The first mention of the town appears in 962 in a Anglo-Saxon charter of King Edgar where it is known as ‘Cinges bricge'. There was no real settlement here though until after the coming of the Normans when the lands around Kingsbridge became owned by the Abbots of Buckfast Abbey. They established a settlement here and by 1219 it had a charter for holding a market and by 1238 was a borough. With its position on the estuary it became an outlet for the produce from the Abbey's estate, especially the valuable commodity of wool. Mills were also built using the power of the tidal water, the last not closing until 1967. Outshone as a port by Dartmouth and Plymouth, Kingsbridge remained a thriving centre for trade in local produce and was granted a royal charter for an annual fair and a weekly market. The parish church of St Edmunds was built by the monks and financed
from the market profits in the early part of the 15th century.The town passed into private hands with the Dissolution of the Monasteries in 1538 but continued to prosper and by the 17th century Kingsbridge had 100 houses.

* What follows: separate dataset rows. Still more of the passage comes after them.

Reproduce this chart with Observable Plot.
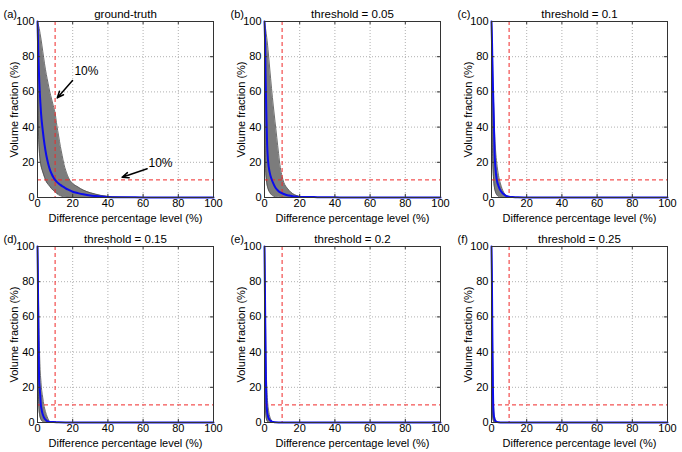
<!DOCTYPE html>
<html>
<head>
<meta charset="utf-8">
<script src="https://cdn.jsdelivr.net/npm/d3@7"></script>
<script src="https://cdn.jsdelivr.net/npm/@observablehq/plot@0.6"></script>
<style>
  html, body { margin: 0; padding: 0; background: #fff; }
  #chart { position: relative; width: 682px; height: 452px; overflow: hidden; }
  .panel { position: absolute; }
</style>
</head>
<body>
<div id="chart"></div>
<script>
// ---- data ----
const panelLabels = ["(a)", "(b)", "(c)", "(d)", "(e)", "(f)"];
const panelTitles = ["ground-truth", "threshold = 0.05", "threshold = 0.1", "threshold = 0.15", "threshold = 0.2", "threshold = 0.25"];
const xTicks = [0, 20, 40, 60, 80, 100];
const yTicks = [0, 20, 40, 60, 80, 100];
const xLabel = "Difference percentage level (%)";
const yLabel = "Volume fraction (%)";
const refLine = 10;

// (a) ground-truth
const diffA  = [0, 0.5, 1, 1.5, 2, 3, 4, 5, 6, 7, 8, 9, 10, 11, 12, 13, 14, 15, 16, 18, 20, 23, 26, 30, 33, 36, 40, 45, 50, 60, 70, 100];
const upperA = [100, 98, 96, 93, 90, 83, 76, 70, 65, 60, 56, 52, 48, 41, 35, 29, 24, 19, 15.5, 10.5, 8, 6, 4.2, 2.7, 1.9, 1.2, 0.6, 0.25, 0.1, 0, 0, 0];
const meanA  = [100, 80, 66, 56, 48, 38, 30, 24, 19.5, 16, 13.5, 11.5, 10, 8.9, 8, 7.2, 6.5, 5.9, 5.2, 4.2, 3.3, 2.5, 1.8, 1.1, 0.8, 0.55, 0.35, 0.2, 0.12, 0.05, 0, 0];
const lowerA = [100, 40, 27, 21, 18, 14.5, 11.5, 9, 7.5, 6.3, 5, 4, 3.2, 2.2, 1.5, 1, 0.6, 0.4, 0.2, 0.05, 0, 0, 0, 0, 0, 0, 0, 0, 0, 0, 0, 0];

// (b) threshold = 0.05
const diffB  = [0, 0.3, 0.6, 1, 1.5, 2, 3, 4, 5, 6, 7, 8, 9, 10, 11, 12, 13, 14, 16, 18, 20, 23, 26, 30, 35, 40, 47, 60, 100];
const upperB = [100, 98, 96, 93, 89, 84, 73, 62, 52, 43, 34, 25, 17, 12, 8.5, 6.5, 5.2, 4, 2.2, 1.2, 0.6, 0.2, 0, 0, 0, 0, 0, 0, 0];
const meanB  = [100, 90, 70, 50, 30, 21, 14, 10.5, 8, 6, 4.6, 3.6, 2.9, 2.4, 2, 1.6, 1.3, 1.1, 0.7, 0.5, 0.35, 0.3, 0.25, 0.2, 0.15, 0.1, 0, 0, 0];
const lowerB = [100, 35, 18, 11, 7, 5, 2.8, 1.5, 0.8, 0.4, 0.2, 0.1, 0, 0, 0, 0, 0, 0, 0, 0, 0, 0, 0, 0, 0, 0, 0, 0, 0];

// (c) threshold = 0.1
const diffC  = [0, 0.3, 0.6, 0.9, 1.3, 1.7, 2.3, 3, 4, 5, 6, 7, 8, 9, 10, 12, 15, 20, 30, 100];
const upperC = [100, 92, 78, 63, 50, 38, 27, 19.5, 12.5, 8.2, 5, 2.8, 1.3, 0.4, 0.1, 0, 0, 0, 0, 0];
const meanC  = [100, 88, 72, 60, 45, 27, 16, 10, 6.5, 4.2, 2.8, 1.8, 1.1, 0.7, 0.45, 0.25, 0.1, 0.05, 0, 0];
const lowerC = [100, 45, 25, 16, 9, 5.5, 3, 1.5, 0.5, 0.1, 0, 0, 0, 0, 0, 0, 0, 0, 0, 0];

// (d) threshold = 0.15
const diffD  = [0, 0.2, 0.4, 0.6, 0.9, 1.2, 1.5, 1.9, 2.3, 2.7, 3, 3.6, 4, 5, 5.5, 6, 6.5, 7.5, 9, 12, 20, 100];
const upperD = [100, 93, 80, 68, 50, 38, 30, 24, 19, 16, 14, 10, 8.2, 4.6, 3.2, 2, 1, 0.2, 0, 0, 0, 0];
const meanD  = [100, 85, 62, 45, 25, 20, 16, 10, 7.5, 5.5, 4.6, 3, 2.3, 1.2, 0.8, 0.6, 0.5, 0.35, 0.25, 0.1, 0, 0];
const lowerD = [100, 40, 22, 13, 7, 4.5, 3, 1.8, 1.1, 0.7, 0.5, 0.2, 0.1, 0, 0, 0, 0, 0, 0, 0, 0, 0];

// (e) threshold = 0.2
const diffE  = [0, 0.2, 0.4, 0.6, 0.8, 1.1, 1.5, 1.9, 2.3, 2.7, 3.5, 4.2, 5, 6, 10, 100];
const upperE = [100, 90, 72, 55, 40, 26, 16, 10, 7, 4.6, 2, 0.8, 0.2, 0, 0, 0];
const meanE  = [100, 80, 60, 40, 25, 12, 6, 3.8, 2.5, 1.7, 0.9, 0.5, 0.3, 0.1, 0, 0];
const lowerE = [100, 30, 14, 7, 4, 2, 0.8, 0.3, 0.1, 0, 0, 0, 0, 0, 0, 0];

// (f) threshold = 0.25
const diffF  = [0, 0.2, 0.4, 0.6, 0.8, 1, 1.3, 1.5, 1.8, 2, 2.5, 2.7, 3.5, 4, 6, 100];
const upperF = [100, 88, 66, 45, 28, 15, 7, 4.6, 3, 2.2, 1.1, 0.8, 0.1, 0, 0, 0];
const meanF  = [100, 85, 60, 38, 20, 9, 4, 2.8, 1.6, 1.2, 0.6, 0.5, 0.2, 0.1, 0, 0];
const lowerF = [100, 30, 10, 4, 2, 1.2, 0.4, 0.2, 0.05, 0, 0, 0, 0, 0, 0, 0];

// annotations in panel (a)
const annoText = ["10%", "10%"];
const annoX    = [27.8, 69.9];
const annoY    = [71.6, 19.3];
const arrowX1  = [19.9, 62.3];
const arrowY1  = [66.5, 16.3];
const arrowX2  = [11.2, 48.1];
const arrowY2  = [56.6, 11.5];

// ---- build ----
const series = [
  [diffA, upperA, meanA, lowerA],
  [diffB, upperB, meanB, lowerB],
  [diffC, upperC, meanC, lowerC],
  [diffD, upperD, meanD, lowerD],
  [diffE, upperE, meanE, lowerE],
  [diffF, upperF, meanF, lowerF]
];
const annotations = annoText.map((t, i) => ({t, x: annoX[i], y: annoY[i], x1: arrowX1[i], y1: arrowY1[i], x2: arrowX2[i], y2: arrowY2[i]}));

const W = 227, H = 225;
const font = "'Liberation Sans', Arial, Helvetica, sans-serif";
const chart = document.getElementById("chart");

series.forEach(([xs, up, mn, lo], i) => {
  const rows = xs.map((x, j) => ({x, upper: up[j], mean: mn[j], lower: lo[j]}));
  const marks = [
    Plot.ruleX(xTicks.slice(1, -1), {stroke: "#b0b0b0", strokeWidth: 1, strokeDasharray: "1,2"}),
    Plot.ruleY(yTicks.slice(1, -1), {stroke: "#b0b0b0", strokeWidth: 1, strokeDasharray: "1,2"}),
    Plot.areaY(rows, {x: "x", y1: "lower", y2: "upper", fill: "#7c7c7c", curve: "monotone-x"}),
    Plot.line(rows, {x: "x", y: "upper", stroke: "#4a4a4a", strokeWidth: 0.8, curve: "monotone-x"}),
    Plot.line(rows, {x: "x", y: "lower", stroke: "#4a4a4a", strokeWidth: 0.8, curve: "monotone-x"}),
    Plot.ruleX([refLine], {stroke: "#f02828", strokeWidth: 1, strokeDasharray: "4,3"}),
    Plot.ruleY([refLine], {stroke: "#f02828", strokeWidth: 1, strokeDasharray: "4,3"}),
    Plot.line(rows, {x: "x", y: "mean", stroke: "#0c0cec", strokeWidth: 2, curve: "monotone-x"}),
    Plot.frame({stroke: "#333", strokeWidth: 1}),
    Plot.ruleX(xTicks, {y1: 0, y2: 1.8, stroke: "#333"}),
    Plot.ruleX(xTicks, {y1: 98.2, y2: 100, stroke: "#333"}),
    Plot.ruleY(yTicks, {x1: 0, x2: 1.8, stroke: "#333"}),
    Plot.ruleY(yTicks, {x1: 98.2, x2: 100, stroke: "#333"}),
    Plot.text([panelTitles[i]], {frameAnchor: "top", textAnchor: "middle", lineAnchor: "middle", dy: -7, fontSize: 11.5, fill: "#000"}),
    Plot.text([panelLabels[i]], {frameAnchor: "top-left", textAnchor: "start", lineAnchor: "middle", dx: -34, dy: -7, fontSize: 11, fill: "#000"}),
    Plot.text([xLabel], {frameAnchor: "bottom", textAnchor: "middle", lineAnchor: "middle", dy: 20.5, fontSize: 11, fill: "#000"}),
    Plot.text([yLabel], {frameAnchor: "left", textAnchor: "middle", lineAnchor: "middle", dx: -23, rotate: -90, fontSize: 11, fill: "#000"})
  ];
  if (i === 0) {
    marks.push(
      Plot.arrow(annotations, {x1: "x1", y1: "y1", x2: "x2", y2: "y2", stroke: "#000", strokeWidth: 1.5, headLength: 7, headAngle: 45}),
      Plot.text(annotations, {x: "x", y: "y", text: "t", fontSize: 12, fill: "#000"})
    );
  }
  const svg = Plot.plot({
    width: W,
    height: H,
    marginLeft: 37,
    marginRight: 14,
    marginTop: 21,
    marginBottom: 28,
    style: {fontFamily: font, fontSize: "11px", color: "#000", background: "transparent", overflow: "visible"},
    x: {domain: [0, 100], ticks: xTicks, tickSize: 0, tickPadding: 2, label: null},
    y: {domain: [0, 100], ticks: yTicks, tickSize: 0, tickPadding: 3, label: null},
    marks
  });
  const div = document.createElement("div");
  div.className = "panel";
  div.style.left = (i % 3) * W + "px";
  div.style.top = Math.floor(i / 3) * H + "px";
  div.appendChild(svg);
  chart.appendChild(div);
});
</script>
</body>
</html>
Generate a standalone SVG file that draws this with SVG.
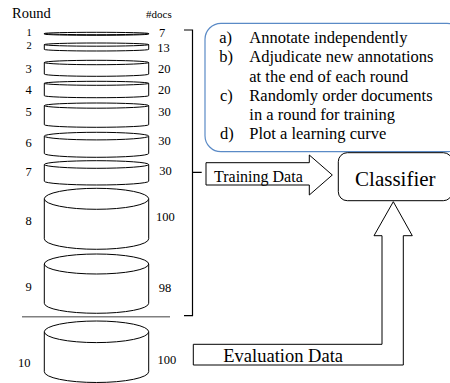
<svg xmlns="http://www.w3.org/2000/svg" width="450" height="383" viewBox="0 0 450 383">
  <style>
    text { font-family: "Liberation Serif", "Times New Roman", serif; fill: #000; }
    .cyl path, .cyl ellipse { fill: #fff; stroke: #000; stroke-width: 1; }
    .rn { font-size: 12.5px; text-anchor: end; }
    .sm { font-size: 10.5px; }
    .dc { font-size: 12.5px; }
    .item { font-size: 16.5px; }
    .conn { fill: none; stroke: #000; stroke-width: 1.2; }
    .barrow { fill: #fff; stroke: #000; stroke-width: 1; }
  </style>

  <rect width="450" height="383" fill="#fff"/>

  <!-- column headers -->
  <text x="12" y="18" font-size="14.5">Round</text>
  <text x="146" y="18" font-size="11">#docs</text>

  <!-- rounds 1-9: training cylinders -->
  <g id="round1" class="cyl">
    <path d="M44.3,33.5 V34.1 A52.2,1.2 0 0 0 148.7,34.1 V33.5"/>
    <ellipse cx="96.5" cy="33.5" rx="52.2" ry="1.2"/>
    <text class="rn sm" x="31.7" y="36">1</text>
    <text class="dc sm" x="159" y="37">7</text>
  </g>
  <g id="round2" class="cyl">
    <path d="M44.3,44.6 V49.4 A52.2,1.6 0 0 0 148.7,49.4 V44.6"/>
    <ellipse cx="96.5" cy="44.6" rx="52.2" ry="1.6"/>
    <text class="rn sm" x="31.7" y="48.5">2</text>
    <text class="dc" x="157.3" y="51.5">13</text>
  </g>
  <g id="round3" class="cyl">
    <path d="M44.3,62.5 V74.1 A52.2,2.2 0 0 0 148.7,74.1 V62.5"/>
    <ellipse cx="96.5" cy="62.5" rx="52.2" ry="2.2"/>
    <text class="rn" x="31.7" y="73">3</text>
    <text class="dc" x="158" y="73">20</text>
  </g>
  <g id="round4" class="cyl">
    <path d="M44.3,83.3 V95.7 A52.2,2 0 0 0 148.7,95.7 V83.3"/>
    <ellipse cx="96.5" cy="83.3" rx="52.2" ry="2"/>
    <text class="rn" x="31.7" y="94">4</text>
    <text class="dc" x="158" y="94">20</text>
  </g>
  <g id="round5" class="cyl">
    <path d="M44.3,105.6 V124.7 A52.2,2.6 0 0 0 148.7,124.7 V105.6"/>
    <ellipse cx="96.5" cy="105.6" rx="52.2" ry="2.6"/>
    <text class="rn" x="31.7" y="116">5</text>
    <text class="dc" x="158.3" y="115.5">30</text>
  </g>
  <g id="round6" class="cyl">
    <path d="M44.3,136.1 V153.5 A52.2,3.8 0 0 0 148.7,153.5 V136.1"/>
    <ellipse cx="96.5" cy="136.1" rx="52.2" ry="3.8"/>
    <text class="rn" x="31.7" y="146.5">6</text>
    <text class="dc" x="158.3" y="145">30</text>
  </g>
  <g id="round7" class="cyl">
    <path d="M44.3,164.5 V181.2 A52.2,3.8 0 0 0 148.7,181.2 V164.5"/>
    <ellipse cx="96.5" cy="164.5" rx="52.2" ry="3.8"/>
    <text class="rn" x="31.7" y="176">7</text>
    <text class="dc" x="159.3" y="175">30</text>
  </g>
  <g id="round8" class="cyl">
    <path d="M44.3,198.8 V238.8 A52.2,10.5 0 0 0 148.7,238.8 V198.8"/>
    <ellipse cx="96.5" cy="198.8" rx="52.2" ry="10.5"/>
    <text class="rn" x="31.7" y="225">8</text>
    <text class="dc" x="156" y="220.7">100</text>
  </g>
  <g id="round9" class="cyl">
    <path d="M44.3,264 V303.3 A52.2,10 0 0 0 148.7,303.3 V264"/>
    <ellipse cx="96.5" cy="264" rx="52.2" ry="10"/>
    <text class="rn" x="31.7" y="291">9</text>
    <text class="dc" x="158.7" y="291.7">98</text>
  </g>

  <!-- split between training and evaluation rounds -->
  <line x1="22" y1="316.7" x2="170" y2="316.7" stroke="#808080" stroke-width="1.5"/>

  <!-- round 10: evaluation cylinder -->
  <g id="round10" class="cyl">
    <path d="M44.3,331.8 V371.7 A52.2,10.8 0 0 0 148.7,371.7 V331.8"/>
    <ellipse cx="96.5" cy="331.8" rx="52.2" ry="10.8"/>
    <text class="rn" x="30.5" y="367">10</text>
    <text class="dc" x="157.5" y="364.3">100</text>
  </g>

  <!-- procedure notes -->
  <g id="notes">
    <rect x="205" y="23.3" width="258" height="128.4" rx="16" ry="16" fill="#fff" stroke="#5a8ac6" stroke-width="1.2"/>
    <text class="item" x="219.3" y="43.3">a)</text>
    <text class="item" x="249.3" y="43.3">Annotate independently</text>
    <text class="item" x="219.3" y="62.4">b)</text>
    <text class="item" x="249.3" y="62.4">Adjudicate new annotations</text>
    <text class="item" x="249.3" y="81.5">at the end of each round</text>
    <text class="item" x="220" y="100.6">c)</text>
    <text class="item" x="249.3" y="100.6">Randomly order documents</text>
    <text class="item" x="249.3" y="119.7">in a round for training</text>
    <text class="item" x="220" y="138.8">d)</text>
    <text class="item" x="249.3" y="138.8">Plot a learning curve</text>
  </g>

  <!-- classifier -->
  <g id="classifier">
    <rect x="338.3" y="152.7" width="114" height="48" rx="9" ry="9" fill="#fff" stroke="#000" stroke-width="1"/>
    <text x="395.3" y="185.5" font-size="21" text-anchor="middle">Classifier</text>
  </g>

  <!-- connectors -->
  <g id="connectors">
    <!-- brace grouping rounds 1-9 -->
    <path class="conn" d="M184,30 H192.5 V315.7 H184 M192.5,172.3 H201.7"/>
    <!-- training data block arrow -->
    <path class="barrow" d="M206,162.7 H309.3 V155 L332.3,175 L309.3,195 V185 H206 Z"/>
    <text x="214" y="181.7" font-size="16">Training Data</text>
    <!-- evaluation data bent block arrow -->
    <path class="barrow" d="M193.3,344.3 H382 V235.7 H374 L393.3,201.7 L412.3,235.7 H403.3 V365 H193.3 Z"/>
    <text x="223.3" y="361.7" font-size="18.5">Evaluation Data</text>
  </g>
</svg>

The town continued to grow exporting wool, timber, barley, corn and cider from the locality with a large upsurge in trade during the Napoleonic wars. This period saw the building of formal shipyards rather than the casual building of local craft on nearby beaches, the remnants of this industry can still be seen today at the Crabshell. Transport was always a problem for the area, the only viable method being by sea. This changed with first the advent of horse drawn coach travel followed by the arrival of the railway in 1893 and finally the first motor car in 1898. This increase in access opened the way to the start of the tourist trade, a development that has continued to this day with Kingsbridge being a focal point for visitors to this area. The medieval tradition of markets continues every Tuesday and Saturday but the railway was a victim of the Beeching cuts, closing in 1963.